Il fondatore di Wikileaks è accusato negli Stati Uniti di una serie di reati legati allo spionaggio

 (LaPresse) – Una corte d’appello britannica ha ribaltato la sentenza di primo grado che aveva negato l’estradizione di Juliane Assange dal Regno Unito agli Stati Uniti. C’è una apertura, quindi, alla sua estradizione. Durante il primo grado del processo, all’inizio di quest’anno, il giudice aveva ritenuto che la salute mentale del fondatore di WikiLeaks fosse troppo fragile per resistere al sistema di giustizia penale americano. Il giudice distrettuale Vanessa Baraitser aveva negato l’estradizione per motivi di salute, affermando che Assange potrebbe suicidarsi se trattenuto nelle dure condizioni carcerarie statunitensi. La sentenza della corte d’appello emessa oggi potrebbe essere impugnata.
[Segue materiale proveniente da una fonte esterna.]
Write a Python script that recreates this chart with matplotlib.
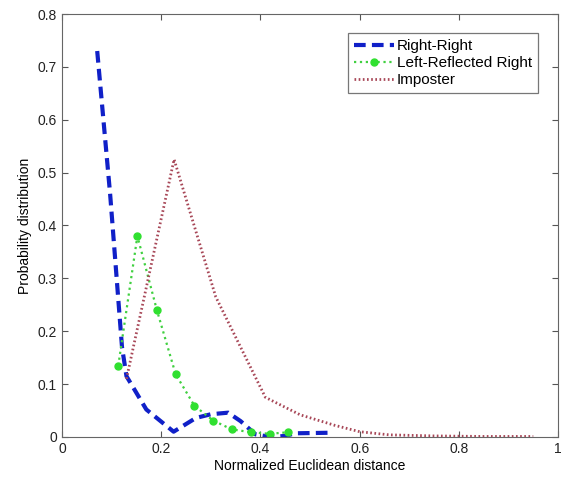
import matplotlib
matplotlib.use('Agg')
import matplotlib.pyplot as plt

plt.rcParams['font.family'] = ['Liberation Sans', 'DejaVu Sans']

# Right-Right
rr_x = [0.071, 0.097, 0.121, 0.130, 0.170, 0.225, 0.270, 0.300, 0.335, 0.360, 0.390, 0.420, 0.450, 0.470, 0.540]
rr_y = [0.730, 0.460, 0.170, 0.115, 0.052, 0.010, 0.036, 0.043, 0.046, 0.030, 0.005, 0.000, 0.002, 0.007, 0.008]

# Left-Reflected Right
lr_x = [0.1135, 0.152, 0.191, 0.229, 0.267, 0.305, 0.342, 0.381, 0.419, 0.456]
lr_y = [0.135, 0.380, 0.241, 0.119, 0.059, 0.031, 0.0145, 0.009, 0.006, 0.009]

# Imposter
im_x = [0.130, 0.226, 0.310, 0.410, 0.480, 0.550, 0.600, 0.660, 0.750, 0.850, 0.950]
im_y = [0.110, 0.525, 0.265, 0.075, 0.042, 0.022, 0.010, 0.004, 0.002, 0.001, 0.001]

fig = plt.figure(figsize=(5.66, 4.78), dpi=100)
ax = fig.add_axes([0.1095, 0.0858, 0.8765, 0.8849])

ax.plot(rr_x, rr_y, linestyle='--', linewidth=3, color='#1020c8',
        dashes=(2.8, 1.5), label='Right-Right')
ax.plot(lr_x, lr_y, linestyle=':', linewidth=1.6, color='#40d040',
        marker='o', markersize=5, markerfacecolor='#30e030',
        markeredgecolor='#30e030', label='Left-Reflected Right')
ax.plot(im_x, im_y, linestyle=':', linewidth=2, color='#a84858',
        dashes=(0.6, 0.9), label='Imposter')

ax.set_xlim(0, 1)
ax.set_ylim(0, 0.8)
ax.set_xticks([0, 0.2, 0.4, 0.6, 0.8, 1])
ax.set_xticklabels(['0', '0.2', '0.4', '0.6', '0.8', '1'])
ax.set_yticks([0, 0.1, 0.2, 0.3, 0.4, 0.5, 0.6, 0.7, 0.8])
ax.set_yticklabels(['0', '0.1', '0.2', '0.3', '0.4', '0.5', '0.6', '0.7', '0.8'])
ax.tick_params(direction='in', top=True, right=True, labelsize=10, length=4, colors='#555555', labelcolor='#222222')
for s in ax.spines.values():
    s.set_color('#666666')

ax.set_xlabel('Normalized Euclidean distance', fontsize=10, labelpad=2)
ax.set_ylabel('Probability distribution', fontsize=10, labelpad=4)

leg = ax.legend(loc='upper right', bbox_to_anchor=(0.96, 0.955), fontsize=11,
                fancybox=False, handlelength=2.6, borderpad=0.4,
                labelspacing=0.2, handletextpad=0.2, borderaxespad=0)
leg.get_frame().set_edgecolor('#555555')
leg.get_frame().set_linewidth(0.9)

fig.savefig('out.png', dpi=100)
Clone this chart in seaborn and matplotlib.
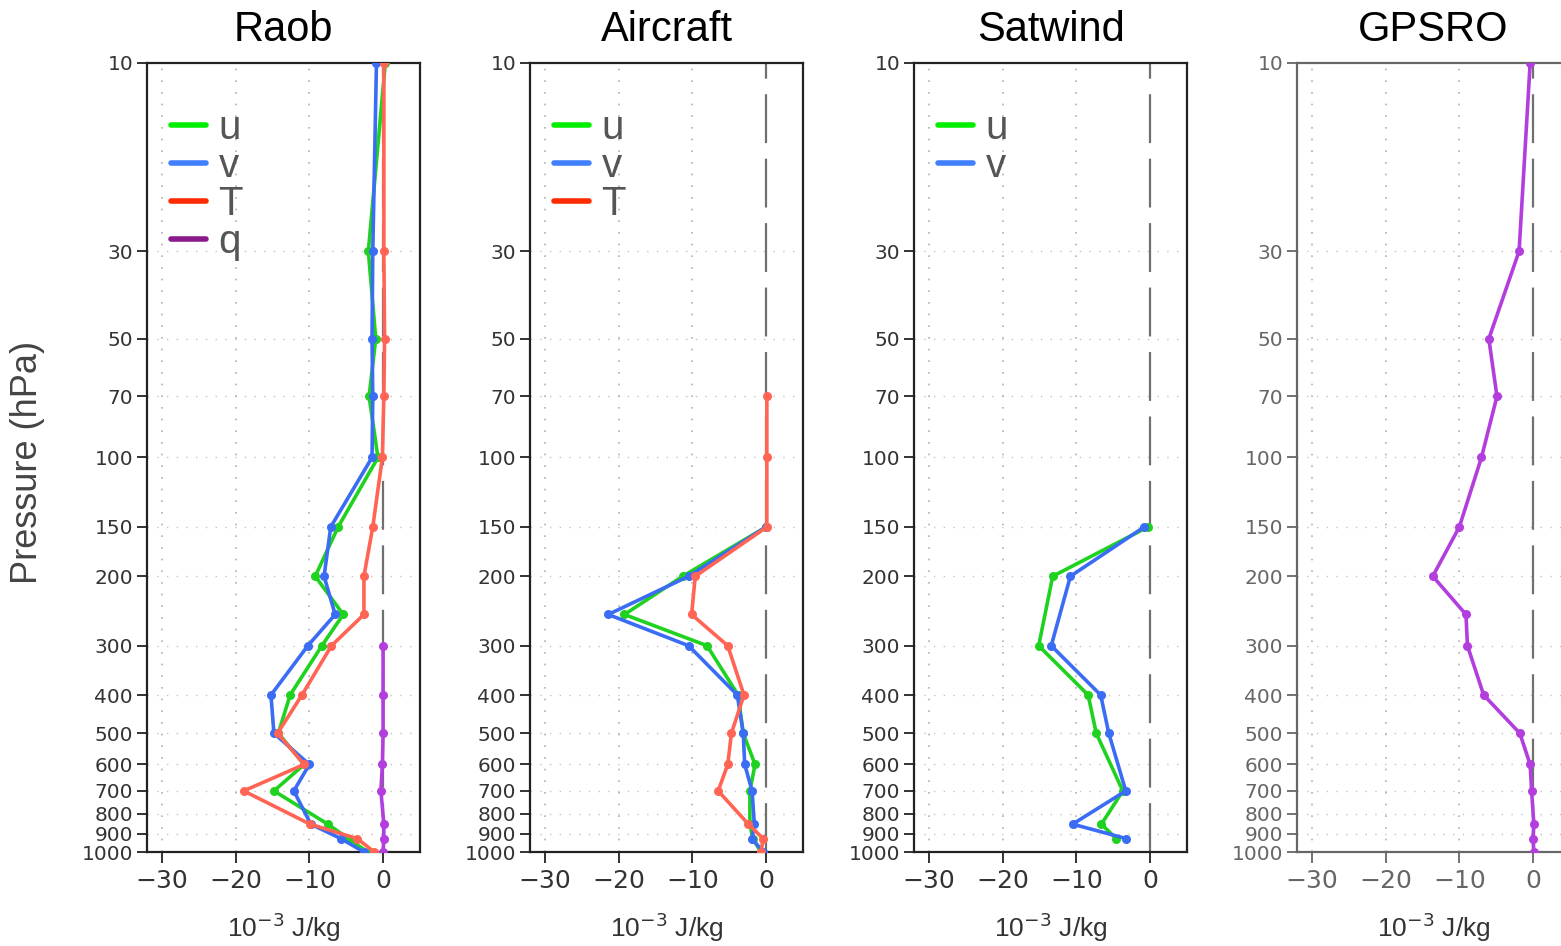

Amnesty: “Annullare le accuse contro Assange”

Al fianco di Juliane Assange da tempo è schierata Amnesty International. L’organizzazione che si batte per la tutela dei diritti umani chiede che vengano cancellate le accuse nei confronti del fondatore di Wikileaks, accuse che derivano “direttamente dalla diffusione di documenti riservati nell’ambito del lavoro giornalistico di Assange”.

A favore dell’attivista australiano hanno manifestato decine di persone a Londra, lo scorso 28 ottobre, quando si era riunita l’ultima volta la Suprema Corte inglese, chiamata da decidere le sorti di Assange: tra loro anche il leader del Partito Labourista Jeremy Corbyn.